# Data lines
══════════════════════════════

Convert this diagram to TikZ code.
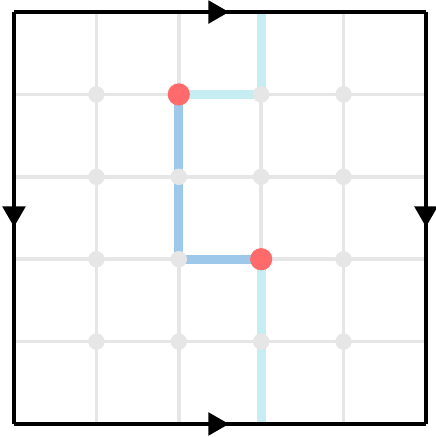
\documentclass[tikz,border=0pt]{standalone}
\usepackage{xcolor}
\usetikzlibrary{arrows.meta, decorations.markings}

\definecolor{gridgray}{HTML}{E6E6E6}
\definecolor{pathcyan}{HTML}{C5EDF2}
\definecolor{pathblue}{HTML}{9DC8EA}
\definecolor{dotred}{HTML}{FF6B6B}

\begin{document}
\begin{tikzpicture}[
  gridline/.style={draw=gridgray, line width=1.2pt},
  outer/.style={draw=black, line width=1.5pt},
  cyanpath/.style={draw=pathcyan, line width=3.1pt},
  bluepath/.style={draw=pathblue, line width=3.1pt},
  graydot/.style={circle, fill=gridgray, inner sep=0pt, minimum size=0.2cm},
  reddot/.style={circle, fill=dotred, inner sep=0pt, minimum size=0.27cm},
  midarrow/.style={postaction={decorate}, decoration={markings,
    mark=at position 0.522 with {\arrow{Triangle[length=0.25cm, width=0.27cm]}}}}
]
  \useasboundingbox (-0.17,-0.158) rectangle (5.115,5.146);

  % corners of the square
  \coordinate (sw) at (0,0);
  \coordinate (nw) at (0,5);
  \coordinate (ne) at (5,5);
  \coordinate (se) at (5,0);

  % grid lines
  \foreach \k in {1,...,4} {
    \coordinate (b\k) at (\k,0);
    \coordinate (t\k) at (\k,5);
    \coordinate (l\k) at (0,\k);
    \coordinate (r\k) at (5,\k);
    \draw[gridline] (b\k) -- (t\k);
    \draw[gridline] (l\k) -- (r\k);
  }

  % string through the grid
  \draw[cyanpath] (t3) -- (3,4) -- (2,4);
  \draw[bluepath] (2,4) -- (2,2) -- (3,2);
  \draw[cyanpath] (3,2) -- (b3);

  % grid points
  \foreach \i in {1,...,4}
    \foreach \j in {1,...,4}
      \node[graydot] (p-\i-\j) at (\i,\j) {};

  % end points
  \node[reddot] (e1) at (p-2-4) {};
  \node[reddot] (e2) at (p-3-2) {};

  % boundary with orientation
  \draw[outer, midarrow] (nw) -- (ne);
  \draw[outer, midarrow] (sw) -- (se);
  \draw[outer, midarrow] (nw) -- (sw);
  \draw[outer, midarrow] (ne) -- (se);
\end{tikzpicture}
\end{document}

══════════════════════════════

# Problem details
Write out again, exactly, the lines from the start of the listing up to the line containing "(-0.17,-0.158) rectangle (5.115,5.146);", with both ends and without pictures.

# Solved exercise
Convert this diagram to TikZ code.
\documentclass[tikz,border=0pt]{standalone}
\usepackage{xcolor}
\usetikzlibrary{arrows.meta, decorations.markings}

\definecolor{gridgray}{HTML}{E6E6E6}
\definecolor{pathcyan}{HTML}{C5EDF2}
\definecolor{pathblue}{HTML}{9DC8EA}
\definecolor{dotred}{HTML}{FF6B6B}

\begin{document}
\begin{tikzpicture}[
  gridline/.style={draw=gridgray, line width=1.2pt},
  outer/.style={draw=black, line width=1.5pt},
  cyanpath/.style={draw=pathcyan, line width=3.1pt},
  bluepath/.style={draw=pathblue, line width=3.1pt},
  graydot/.style={circle, fill=gridgray, inner sep=0pt, minimum size=0.2cm},
  reddot/.style={circle, fill=dotred, inner sep=0pt, minimum size=0.27cm},
  midarrow/.style={postaction={decorate}, decoration={markings,
    mark=at position 0.522 with {\arrow{Triangle[length=0.25cm, width=0.27cm]}}}}
]
  \useasboundingbox (-0.17,-0.158) rectangle (5.115,5.146);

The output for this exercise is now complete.